Kevin: I am going to go with Lillard in this one. But it’d be a lot of fun to see the two guys trading 35 footers with the game on the line.
Ben: Lillard takes more and hits more, but Steph shoots the higher percentage would be my guess.
Ryan: I think Curry will hit more deep threes in game 1. Steph will be the primary option on offense with Durant out, and I think Curry and Klay Thompson will be shooting early and often. Once Curry gets hot he will start launching from deep. Lillard will attempt some deep threes as well, but Curry will make more of them.
5) Who is the X-factor in game 1 and why?

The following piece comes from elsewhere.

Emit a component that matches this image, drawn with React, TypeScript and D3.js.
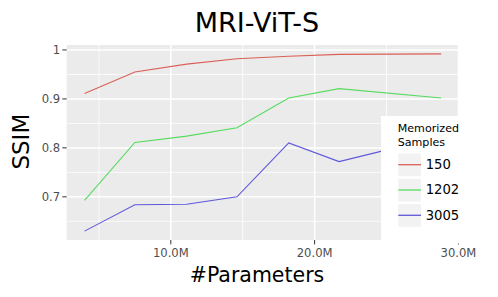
import React from 'react';
import * as d3 from 'd3';

// #Parameters in millions
const params = [4.0, 7.5, 11.1, 14.6, 18.2, 21.7, 28.8];
const ssim150 = [0.911, 0.955, 0.971, 0.982, 0.987, 0.991, 0.992];
const ssim1202 = [0.693, 0.811, 0.824, 0.841, 0.902, 0.921, 0.902];
const ssim3005 = [0.630, 0.684, 0.685, 0.700, 0.810, 0.772, 0.823];

const seriesNames = ['150', '1202', '3005'];
const seriesColors = ['#DB5F57', '#57DB5F', '#5F57DB'];

const xMajor = [10, 20, 30];
const xMinor = [5, 15, 25];
const yMajor = [0.7, 0.8, 0.9, 1.0];
const yMinor = [0.65, 0.75, 0.85, 0.95];

const W = 498;
const H = 297;
const FONT = 'DejaVu Sans, sans-serif';

function expand(ext: [number, number]): [number, number] {
  const pad = (ext[1] - ext[0]) * 0.05;
  return [ext[0] - pad, ext[1] + pad];
}

export default function App() {
  const panel = { left: 66.7, right: 459, top: 45, bottom: 240 };
  const allY = [...ssim150, ...ssim1202, ...ssim3005];

  const x = d3.scaleLinear()
    .domain(expand(d3.extent(params) as [number, number]))
    .range([panel.left, panel.right]);
  const y = d3.scaleLinear()
    .domain(expand(d3.extent(allY) as [number, number]))
    .range([panel.bottom, panel.top]);

  const series = [ssim150, ssim1202, ssim3005];
  const line = d3.line<number>()
    .x((_, i) => x(params[i]))
    .y(d => y(d));

  const inX = (v: number) => x(v) >= panel.left && x(v) <= panel.right;
  const inY = (v: number) => y(v) >= panel.top && y(v) <= panel.bottom;

  const legend = { x: 381, y: 116, w: 117, h: 127.5 };

  return (
    <div style={{ position: 'fixed', left: 0, top: 0 }}>
      <svg width={W} height={H} style={{ display: 'block', background: '#fff' }} fontFamily={FONT}>
        {/* panel */}
        <rect x={panel.left} y={panel.top} width={panel.right - panel.left}
          height={panel.bottom - panel.top} fill="#EBEBEB" />
        {/* grid */}
        {yMinor.filter(inY).map(v => (
          <line key={'ym' + v} x1={panel.left} x2={panel.right} y1={y(v)} y2={y(v)}
            stroke="#fff" strokeWidth={0.8} />
        ))}
        {xMinor.filter(inX).map(v => (
          <line key={'xm' + v} y1={panel.top} y2={panel.bottom} x1={x(v)} x2={x(v)}
            stroke="#fff" strokeWidth={0.8} />
        ))}
        {yMajor.filter(inY).map(v => (
          <line key={'yM' + v} x1={panel.left} x2={panel.right} y1={y(v)} y2={y(v)}
            stroke="#fff" strokeWidth={1.5} />
        ))}
        {xMajor.filter(inX).map(v => (
          <line key={'xM' + v} y1={panel.top} y2={panel.bottom} x1={x(v)} x2={x(v)}
            stroke="#fff" strokeWidth={1.5} />
        ))}

        {/* lines */}
        {series.map((s, i) => (
          <path key={seriesNames[i]} d={line(s) || ''} fill="none"
            stroke={seriesColors[i]} strokeWidth={1.1} />
        ))}

        {/* y axis */}
        {yMajor.map(v => (
          <g key={'yt' + v}>
            <line x1={panel.left - 4.4} x2={panel.left} y1={y(v)} y2={y(v)} stroke="#333" strokeWidth={1} />
            <text x={panel.left - 6.5} y={y(v)} dy="0.36em" textAnchor="end"
              fontSize={11.6} fill="#4D4D4D">{d3.format('~g')(v)}</text>
          </g>
        ))}
        {/* x axis */}
        {xMajor.map(v => (
          <g key={'xt' + v}>
            <line y1={panel.bottom} y2={panel.bottom + 4.4} x1={x(v)} x2={x(v)} stroke="#333" strokeWidth={1} />
            <text x={x(v)} y={256.7} textAnchor="middle" fontSize={11.6}
              fill="#4D4D4D">{v.toFixed(1) + 'M'}</text>
          </g>
        ))}

        {/* titles */}
        <text x={257} y={31.7} textAnchor="middle" fontSize={27} fill="#000">MRI-ViT-S</text>
        <text x={257} y={281.7} textAnchor="middle" fontSize={20.5} fill="#000">#Parameters</text>
        <text transform="translate(29,141.7) rotate(-90)" textAnchor="middle" fontSize={23}
          fill="#000">SSIM</text>

        {/* legend */}
        <rect x={legend.x} y={legend.y} width={legend.w} height={legend.h} fill="#fff" />
        <text x={397.7} y={132.3} fontSize={11.1} fill="#000">Memorized</text>
        <text x={397.7} y={146.3} fontSize={11.1} fill="#000">Samples</text>
        {seriesNames.map((name, i) => {
          const top = 153.5 + i * 25.3;
          return (
            <g key={'lg' + name}>
              <rect x={398.3} y={top} width={22.7} height={22.7} fill="#F2F2F2" />
              <line x1={398.3} x2={421} y1={top + 11.2} y2={top + 11.2}
                stroke={seriesColors[i]} strokeWidth={1.3} />
              <text x={425.7} y={top + 15.6} fontSize={13.2} fill="#000">{name}</text>
            </g>
          );
        })}
      </svg>
    </div>
  );
}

Dom: This is a fun one, so a little different maybe but I’ll go Zach Collins. If Portland is going to keep in this they need a big who can stay on the court and in flashes Collins has shown he can. Kanter and Leonard are yielded mostly useless in this matchup and they need someone to go at Green. I’m going to say if they can do something it’s because Collins steps up big and their guards get hot.

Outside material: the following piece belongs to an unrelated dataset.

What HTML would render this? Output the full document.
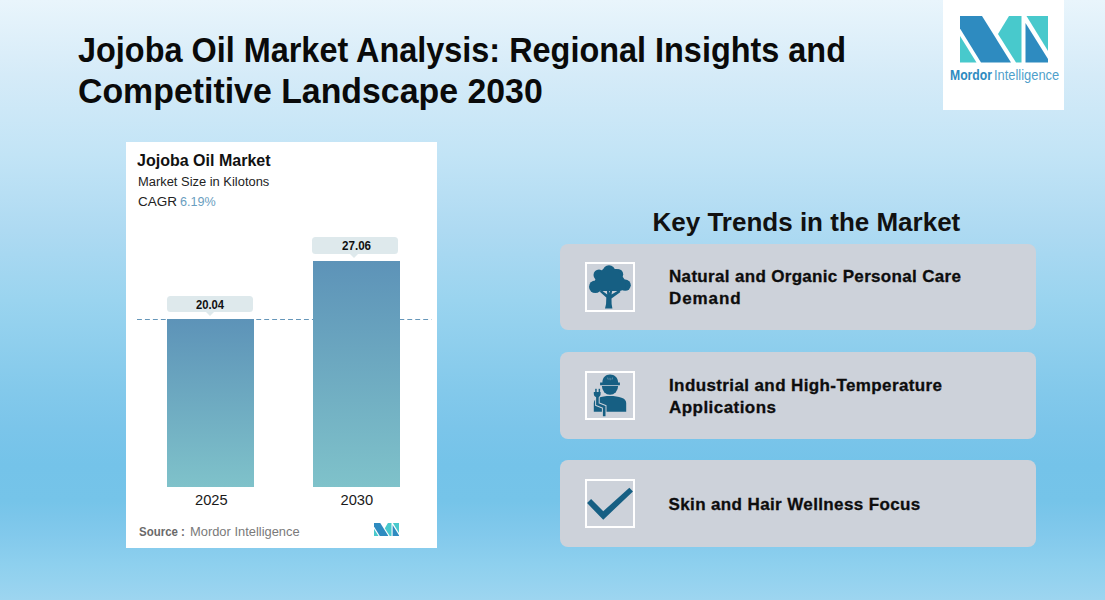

Reid: Enes Kanter. He will either continue to be Portland’s X-factor, or he will become GSW’s X-Factor over and over again when he gets switched on to Curry.
Nile: The X- factor is surprisingly Damian Lillard. He needs to return to how he was performing against the Thunder in order for them to win.
Kevin: Seth Curry. With Rodney Hood doubtful for tonight’s game the Blazers need some scoring from their bench and I think Seth is the best one to do this. Zach Collins is X1B here.
Ben: Andre Iguodola. With Durant out the Warriors need him to fill a bigger role on offense while still carrying a big load on defense (expect to see him guard both McCollum and Lillard at times), and Iggy more than came through against Houston. If Iggy is off the Warriors can still win, but it’ll be closer and leave Portland with a chance to steal one. If he’s at his best, golden State should win by a comfortable margin.
Ryan: The shooting of Thompson and Curry will be the X- factor in game 1. If those two can’t get it going on offense, the Warriors will be in trouble of dropping the opening game of the series on their home floor.